Write out every line of the material as it stands, apart from the pictures.

## START Records to process

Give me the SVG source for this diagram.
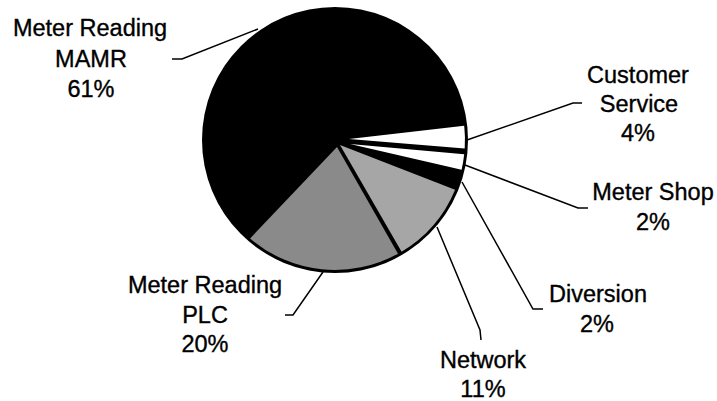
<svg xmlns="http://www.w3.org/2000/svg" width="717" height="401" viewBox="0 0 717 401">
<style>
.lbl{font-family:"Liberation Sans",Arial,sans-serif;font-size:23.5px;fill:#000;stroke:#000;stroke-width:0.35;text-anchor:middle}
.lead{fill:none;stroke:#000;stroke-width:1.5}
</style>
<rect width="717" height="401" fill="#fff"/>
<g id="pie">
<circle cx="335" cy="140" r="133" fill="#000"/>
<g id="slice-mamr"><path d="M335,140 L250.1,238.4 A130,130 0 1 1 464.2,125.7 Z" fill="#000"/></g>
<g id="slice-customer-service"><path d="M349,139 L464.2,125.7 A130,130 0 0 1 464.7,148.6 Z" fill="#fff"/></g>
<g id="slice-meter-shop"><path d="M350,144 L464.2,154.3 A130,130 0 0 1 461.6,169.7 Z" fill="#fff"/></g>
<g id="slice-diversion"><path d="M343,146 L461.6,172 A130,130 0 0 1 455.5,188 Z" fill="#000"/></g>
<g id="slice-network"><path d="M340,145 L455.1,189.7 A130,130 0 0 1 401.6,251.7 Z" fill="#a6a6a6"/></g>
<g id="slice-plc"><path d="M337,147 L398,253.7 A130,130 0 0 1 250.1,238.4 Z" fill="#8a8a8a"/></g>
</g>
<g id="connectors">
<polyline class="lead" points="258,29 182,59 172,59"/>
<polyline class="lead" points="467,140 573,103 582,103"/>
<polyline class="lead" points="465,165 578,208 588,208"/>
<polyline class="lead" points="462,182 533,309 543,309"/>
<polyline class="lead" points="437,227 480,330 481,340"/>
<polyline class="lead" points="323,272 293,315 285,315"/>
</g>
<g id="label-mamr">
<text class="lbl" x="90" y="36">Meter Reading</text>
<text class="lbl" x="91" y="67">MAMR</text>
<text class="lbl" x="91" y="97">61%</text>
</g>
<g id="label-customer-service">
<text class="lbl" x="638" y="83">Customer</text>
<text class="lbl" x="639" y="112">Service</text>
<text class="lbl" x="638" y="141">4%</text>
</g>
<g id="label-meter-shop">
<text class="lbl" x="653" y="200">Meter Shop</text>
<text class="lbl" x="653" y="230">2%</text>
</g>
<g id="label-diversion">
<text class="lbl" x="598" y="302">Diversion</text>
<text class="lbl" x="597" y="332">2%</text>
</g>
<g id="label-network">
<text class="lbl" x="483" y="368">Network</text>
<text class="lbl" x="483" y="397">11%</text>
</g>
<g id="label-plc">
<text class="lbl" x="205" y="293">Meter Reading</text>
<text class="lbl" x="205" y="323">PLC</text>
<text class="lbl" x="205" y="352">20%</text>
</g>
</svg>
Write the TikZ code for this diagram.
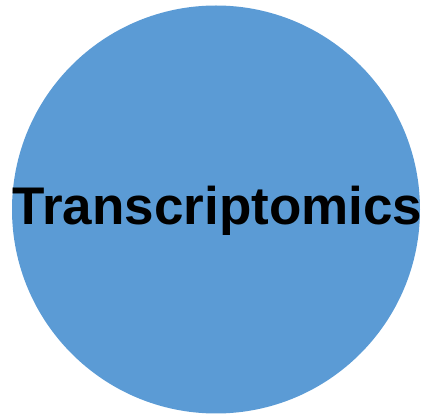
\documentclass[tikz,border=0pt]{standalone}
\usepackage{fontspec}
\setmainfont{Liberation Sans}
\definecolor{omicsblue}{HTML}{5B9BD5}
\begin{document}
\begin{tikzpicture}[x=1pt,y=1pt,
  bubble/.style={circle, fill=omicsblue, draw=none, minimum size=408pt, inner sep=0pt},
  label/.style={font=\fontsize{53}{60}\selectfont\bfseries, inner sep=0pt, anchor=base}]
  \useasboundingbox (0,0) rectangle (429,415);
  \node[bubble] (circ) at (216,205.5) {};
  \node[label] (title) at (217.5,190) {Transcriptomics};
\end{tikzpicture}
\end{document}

## END Records to process

# Response
Give me the SVG source for this diagram.
<svg xmlns="http://www.w3.org/2000/svg" width="717" height="401" viewBox="0 0 717 401">
<style>
.lbl{font-family:"Liberation Sans",Arial,sans-serif;font-size:23.5px;fill:#000;stroke:#000;stroke-width:0.35;text-anchor:middle}
.lead{fill:none;stroke:#000;stroke-width:1.5}
</style>
<rect width="717" height="401" fill="#fff"/>
<g id="pie">
<circle cx="335" cy="140" r="133" fill="#000"/>
<g id="slice-mamr"><path d="M335,140 L250.1,238.4 A130,130 0 1 1 464.2,125.7 Z" fill="#000"/></g>
<g id="slice-customer-service"><path d="M349,139 L464.2,125.7 A130,130 0 0 1 464.7,148.6 Z" fill="#fff"/></g>
<g id="slice-meter-shop"><path d="M350,144 L464.2,154.3 A130,130 0 0 1 461.6,169.7 Z" fill="#fff"/></g>
<g id="slice-diversion"><path d="M343,146 L461.6,172 A130,130 0 0 1 455.5,188 Z" fill="#000"/></g>
<g id="slice-network"><path d="M340,145 L455.1,189.7 A130,130 0 0 1 401.6,251.7 Z" fill="#a6a6a6"/></g>
<g id="slice-plc"><path d="M337,147 L398,253.7 A130,130 0 0 1 250.1,238.4 Z" fill="#8a8a8a"/></g>
</g>
<g id="connectors">
<polyline class="lead" points="258,29 182,59 172,59"/>
<polyline class="lead" points="467,140 573,103 582,103"/>
<polyline class="lead" points="465,165 578,208 588,208"/>
<polyline class="lead" points="462,182 533,309 543,309"/>
<polyline class="lead" points="437,227 480,330 481,340"/>
<polyline class="lead" points="323,272 293,315 285,315"/>
</g>
<g id="label-mamr">
<text class="lbl" x="90" y="36">Meter Reading</text>
<text class="lbl" x="91" y="67">MAMR</text>
<text class="lbl" x="91" y="97">61%</text>
</g>
<g id="label-customer-service">
<text class="lbl" x="638" y="83">Customer</text>
<text class="lbl" x="639" y="112">Service</text>
<text class="lbl" x="638" y="141">4%</text>
</g>
<g id="label-meter-shop">
<text class="lbl" x="653" y="200">Meter Shop</text>
<text class="lbl" x="653" y="230">2%</text>
</g>
<g id="label-diversion">
<text class="lbl" x="598" y="302">Diversion</text>
<text class="lbl" x="597" y="332">2%</text>
</g>
<g id="label-network">
<text class="lbl" x="483" y="368">Network</text>
<text class="lbl" x="483" y="397">11%</text>
</g>
<g id="label-plc">
<text class="lbl" x="205" y="293">Meter Reading</text>
<text class="lbl" x="205" y="323">PLC</text>
<text class="lbl" x="205" y="352">20%</text>
</g>
</svg>
Write the TikZ code for this diagram.
\documentclass[tikz,border=0pt]{standalone}
\usepackage{fontspec}
\setmainfont{Liberation Sans}
\definecolor{omicsblue}{HTML}{5B9BD5}
\begin{document}
\begin{tikzpicture}[x=1pt,y=1pt,
  bubble/.style={circle, fill=omicsblue, draw=none, minimum size=408pt, inner sep=0pt},
  label/.style={font=\fontsize{53}{60}\selectfont\bfseries, inner sep=0pt, anchor=base}]
  \useasboundingbox (0,0) rectangle (429,415);
  \node[bubble] (circ) at (216,205.5) {};
  \node[label] (title) at (217.5,190) {Transcriptomics};
\end{tikzpicture}
\end{document}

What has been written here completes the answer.